**Given exercise**
Return each line of the listing that contains the string "this".

■ ■ ■

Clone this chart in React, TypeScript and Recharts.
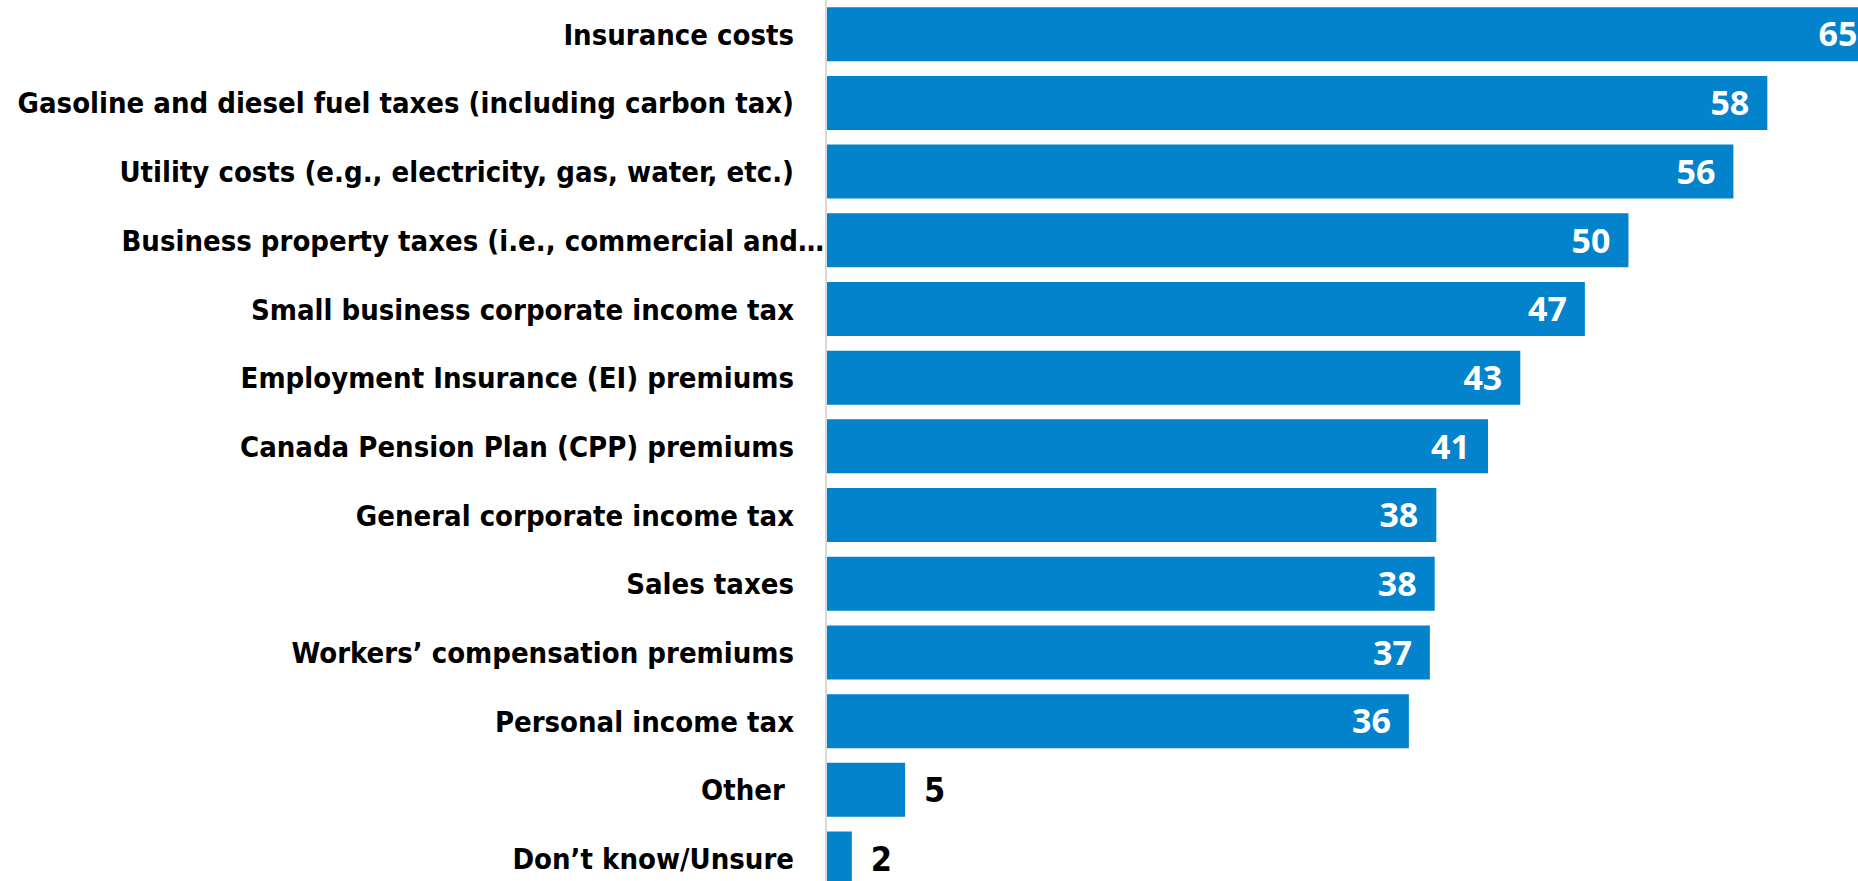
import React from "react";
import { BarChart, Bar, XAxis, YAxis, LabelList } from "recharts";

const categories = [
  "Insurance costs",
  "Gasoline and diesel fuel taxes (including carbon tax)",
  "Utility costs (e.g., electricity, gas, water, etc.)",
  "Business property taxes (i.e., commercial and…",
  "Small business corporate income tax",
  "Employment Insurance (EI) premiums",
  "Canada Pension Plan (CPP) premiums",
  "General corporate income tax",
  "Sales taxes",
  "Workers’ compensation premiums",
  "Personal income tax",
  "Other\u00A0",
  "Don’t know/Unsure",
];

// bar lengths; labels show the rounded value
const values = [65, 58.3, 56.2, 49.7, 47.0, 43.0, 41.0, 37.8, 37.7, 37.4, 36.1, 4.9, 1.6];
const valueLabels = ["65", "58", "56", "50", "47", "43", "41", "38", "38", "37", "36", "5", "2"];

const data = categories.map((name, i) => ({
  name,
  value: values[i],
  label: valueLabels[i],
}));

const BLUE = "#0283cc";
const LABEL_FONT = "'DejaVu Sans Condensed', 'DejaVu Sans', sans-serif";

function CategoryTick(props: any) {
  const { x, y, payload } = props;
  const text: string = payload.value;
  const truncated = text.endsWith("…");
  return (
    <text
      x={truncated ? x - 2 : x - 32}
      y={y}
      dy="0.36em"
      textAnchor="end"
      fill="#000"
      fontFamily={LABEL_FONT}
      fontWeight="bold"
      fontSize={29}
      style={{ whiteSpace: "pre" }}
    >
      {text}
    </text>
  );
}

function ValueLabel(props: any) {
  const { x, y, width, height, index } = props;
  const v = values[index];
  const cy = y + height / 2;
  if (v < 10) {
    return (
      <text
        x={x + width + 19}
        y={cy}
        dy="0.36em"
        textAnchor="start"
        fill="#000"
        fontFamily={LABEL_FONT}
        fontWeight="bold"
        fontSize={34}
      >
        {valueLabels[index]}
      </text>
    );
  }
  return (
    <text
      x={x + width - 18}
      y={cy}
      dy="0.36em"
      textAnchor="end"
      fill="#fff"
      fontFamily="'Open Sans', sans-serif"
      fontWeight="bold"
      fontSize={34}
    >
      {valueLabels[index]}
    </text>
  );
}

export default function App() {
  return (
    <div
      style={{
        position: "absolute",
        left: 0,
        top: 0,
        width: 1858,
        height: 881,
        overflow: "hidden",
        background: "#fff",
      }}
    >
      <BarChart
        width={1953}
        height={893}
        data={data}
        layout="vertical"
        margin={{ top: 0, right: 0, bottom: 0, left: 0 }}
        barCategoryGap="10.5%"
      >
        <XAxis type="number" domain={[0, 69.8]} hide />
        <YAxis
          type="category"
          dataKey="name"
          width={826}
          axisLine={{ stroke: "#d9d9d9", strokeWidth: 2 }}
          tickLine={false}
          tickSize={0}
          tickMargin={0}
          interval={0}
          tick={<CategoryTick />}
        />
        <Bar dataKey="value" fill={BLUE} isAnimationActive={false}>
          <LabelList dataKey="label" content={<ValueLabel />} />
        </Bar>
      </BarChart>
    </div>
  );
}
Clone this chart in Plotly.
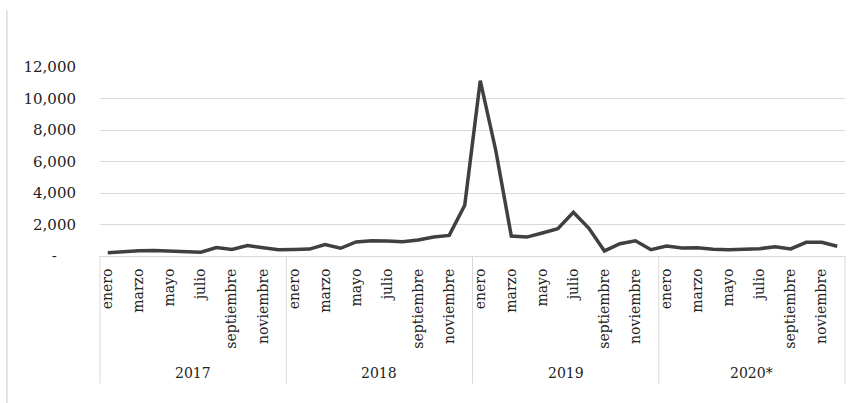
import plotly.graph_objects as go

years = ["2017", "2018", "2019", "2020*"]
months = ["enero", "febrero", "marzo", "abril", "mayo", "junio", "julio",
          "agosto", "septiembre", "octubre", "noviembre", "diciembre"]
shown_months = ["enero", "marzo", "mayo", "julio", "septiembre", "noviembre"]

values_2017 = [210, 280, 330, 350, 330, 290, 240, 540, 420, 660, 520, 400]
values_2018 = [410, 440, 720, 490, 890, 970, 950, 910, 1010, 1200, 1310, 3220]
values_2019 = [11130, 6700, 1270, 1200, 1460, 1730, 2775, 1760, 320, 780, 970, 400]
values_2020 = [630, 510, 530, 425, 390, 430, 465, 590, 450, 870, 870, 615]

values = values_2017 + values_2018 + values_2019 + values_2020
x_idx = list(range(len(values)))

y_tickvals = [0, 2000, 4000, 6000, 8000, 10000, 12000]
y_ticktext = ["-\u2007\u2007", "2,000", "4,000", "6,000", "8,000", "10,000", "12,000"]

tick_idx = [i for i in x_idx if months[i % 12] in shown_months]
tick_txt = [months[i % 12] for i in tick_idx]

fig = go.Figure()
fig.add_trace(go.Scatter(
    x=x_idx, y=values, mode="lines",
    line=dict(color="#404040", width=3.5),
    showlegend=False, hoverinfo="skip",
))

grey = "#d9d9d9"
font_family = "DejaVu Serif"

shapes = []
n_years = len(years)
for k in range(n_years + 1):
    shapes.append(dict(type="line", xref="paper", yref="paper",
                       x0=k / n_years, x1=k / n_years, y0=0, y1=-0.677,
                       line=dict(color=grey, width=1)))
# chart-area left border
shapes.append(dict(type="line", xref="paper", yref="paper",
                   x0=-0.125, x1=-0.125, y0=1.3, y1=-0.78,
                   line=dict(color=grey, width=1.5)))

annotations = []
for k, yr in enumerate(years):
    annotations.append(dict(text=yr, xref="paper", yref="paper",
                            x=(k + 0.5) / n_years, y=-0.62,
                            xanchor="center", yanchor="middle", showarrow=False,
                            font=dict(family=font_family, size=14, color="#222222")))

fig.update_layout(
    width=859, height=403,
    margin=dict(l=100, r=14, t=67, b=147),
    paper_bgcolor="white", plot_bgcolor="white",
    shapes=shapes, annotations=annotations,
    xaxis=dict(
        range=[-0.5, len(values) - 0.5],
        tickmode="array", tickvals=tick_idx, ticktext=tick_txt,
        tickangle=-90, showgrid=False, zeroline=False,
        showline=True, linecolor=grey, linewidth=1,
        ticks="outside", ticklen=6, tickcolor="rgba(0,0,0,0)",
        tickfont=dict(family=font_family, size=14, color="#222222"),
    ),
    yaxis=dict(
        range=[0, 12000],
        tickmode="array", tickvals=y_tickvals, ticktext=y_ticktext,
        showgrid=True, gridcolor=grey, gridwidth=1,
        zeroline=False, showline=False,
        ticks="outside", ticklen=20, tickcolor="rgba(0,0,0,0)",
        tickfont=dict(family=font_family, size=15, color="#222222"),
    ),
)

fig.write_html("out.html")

■ ■ ■

**Output of the task**
Clone this chart in React, TypeScript and Recharts.
Clone this chart in Plotly.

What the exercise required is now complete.